它涉及家情、亲情、乡情、国情、世(界)情等,所叙述的事情大到日寇侵华、海外局势、潮汕战事,小到家乡善事、家里日常生活,是反映华侨社会的一部百科全书。迄今为止,在我国境内已发现的有目可查的侨批文献共约20万件,其中广东侨批占16万件,由潮汕侨批、五邑侨批和梅州侨批构成。
梅州的近2万件侨批成为2013年侨批档案申遗成功的一大功臣。
在收集侨批故事的过程中,我认识了一位南非归来的华侨李雨才先生,当时他正在忙着写族谱。

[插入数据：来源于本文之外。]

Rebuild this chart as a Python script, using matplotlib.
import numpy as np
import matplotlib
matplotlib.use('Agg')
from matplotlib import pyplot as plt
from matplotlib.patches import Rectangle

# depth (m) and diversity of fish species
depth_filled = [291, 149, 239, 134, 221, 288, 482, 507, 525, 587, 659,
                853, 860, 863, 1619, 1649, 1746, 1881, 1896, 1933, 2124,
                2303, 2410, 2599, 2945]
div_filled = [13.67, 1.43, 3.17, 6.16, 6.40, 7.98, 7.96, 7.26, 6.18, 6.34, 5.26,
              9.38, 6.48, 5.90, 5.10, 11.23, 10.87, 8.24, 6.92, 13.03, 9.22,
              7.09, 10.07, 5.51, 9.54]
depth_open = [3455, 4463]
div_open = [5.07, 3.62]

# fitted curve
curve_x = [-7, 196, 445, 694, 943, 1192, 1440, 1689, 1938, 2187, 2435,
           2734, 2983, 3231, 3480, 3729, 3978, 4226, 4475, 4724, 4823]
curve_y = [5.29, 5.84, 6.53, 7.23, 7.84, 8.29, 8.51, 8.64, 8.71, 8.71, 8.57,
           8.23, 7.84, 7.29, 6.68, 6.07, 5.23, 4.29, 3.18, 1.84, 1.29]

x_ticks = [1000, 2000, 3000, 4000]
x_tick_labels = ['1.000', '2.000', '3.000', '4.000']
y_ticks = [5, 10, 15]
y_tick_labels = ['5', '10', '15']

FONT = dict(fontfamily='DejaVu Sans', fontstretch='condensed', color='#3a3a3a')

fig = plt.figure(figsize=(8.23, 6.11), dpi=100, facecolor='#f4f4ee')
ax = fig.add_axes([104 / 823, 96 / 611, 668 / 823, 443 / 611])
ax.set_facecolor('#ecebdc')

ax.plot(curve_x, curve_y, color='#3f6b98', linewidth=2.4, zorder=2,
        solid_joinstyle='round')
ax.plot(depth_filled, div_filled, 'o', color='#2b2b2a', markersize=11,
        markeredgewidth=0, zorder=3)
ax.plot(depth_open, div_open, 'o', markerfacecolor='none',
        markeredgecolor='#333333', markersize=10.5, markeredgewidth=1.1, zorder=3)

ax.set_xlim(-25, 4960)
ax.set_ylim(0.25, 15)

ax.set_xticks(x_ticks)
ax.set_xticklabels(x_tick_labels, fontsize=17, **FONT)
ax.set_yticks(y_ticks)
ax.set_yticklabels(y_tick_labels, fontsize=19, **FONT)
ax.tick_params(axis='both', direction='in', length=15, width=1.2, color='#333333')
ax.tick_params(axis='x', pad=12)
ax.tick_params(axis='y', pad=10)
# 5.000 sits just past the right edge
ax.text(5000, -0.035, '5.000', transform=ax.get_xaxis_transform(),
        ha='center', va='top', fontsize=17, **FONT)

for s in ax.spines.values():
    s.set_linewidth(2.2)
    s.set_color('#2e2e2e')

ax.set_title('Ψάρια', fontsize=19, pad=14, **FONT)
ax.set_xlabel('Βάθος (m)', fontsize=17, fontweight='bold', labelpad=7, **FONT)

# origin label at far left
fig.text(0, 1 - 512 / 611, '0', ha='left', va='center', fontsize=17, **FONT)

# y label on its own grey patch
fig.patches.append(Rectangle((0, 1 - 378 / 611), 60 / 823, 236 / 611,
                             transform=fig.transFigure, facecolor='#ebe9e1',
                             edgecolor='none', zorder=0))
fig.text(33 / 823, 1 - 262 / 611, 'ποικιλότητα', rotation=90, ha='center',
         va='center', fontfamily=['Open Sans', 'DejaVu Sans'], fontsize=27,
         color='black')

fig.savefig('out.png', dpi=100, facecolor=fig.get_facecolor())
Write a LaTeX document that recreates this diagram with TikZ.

他花了大量时间搜集家族信件、照片资料,并从南非档案局获得了曾祖父和祖父当年出入境记录文件。他说:“不得不感谢当年英国人对书面档案资料的那一套谨慎之心及完善的保管体系。”同时,基于“中国人对历史遗留的档案的敬畏之心”,他也很幸运地在原乡梅州收集到了相对完整的家族历史资料。
我每次旅行或出差,回来时箱子里总会多出一沓“废纸”——机票、火车票、门票、的士票、用餐小票、酒店小卡片或各种宣传单张。 我会扔掉一些,保留一些。
因为我总想着,或许在2222年,它们会落在某个收藏家手中,成为那时的人们了解2020年中国社会日常生活细节的一个“爱丽丝的兔子洞”。
有时,我会仔细盯着这些证件照里的面孔看好久,看到出神。
我不自觉地努力想象着他们当年是如何离开故土,如同一枚蒲公英的绒羽,千里迢迢搭数月的船,落在一片陌生的新土地。那里或许举目无亲,或许有堂会老乡,或许贫穷,或许富有;多年后,他们或许衣锦还乡,或许客死异乡。
无论故事是如何的,这些数以万计的侨批,虽不起眼,但如同手工刺绣,细细勾勒出华侨移民历史画卷里最秀气的衬底与花边。
它们是客家人第六次大迁徙——下南洋的历史注脚,也是这些华侨个体的人生中最重要转折点证明,更是我们窥探历史深处日常生活的回响颂歌。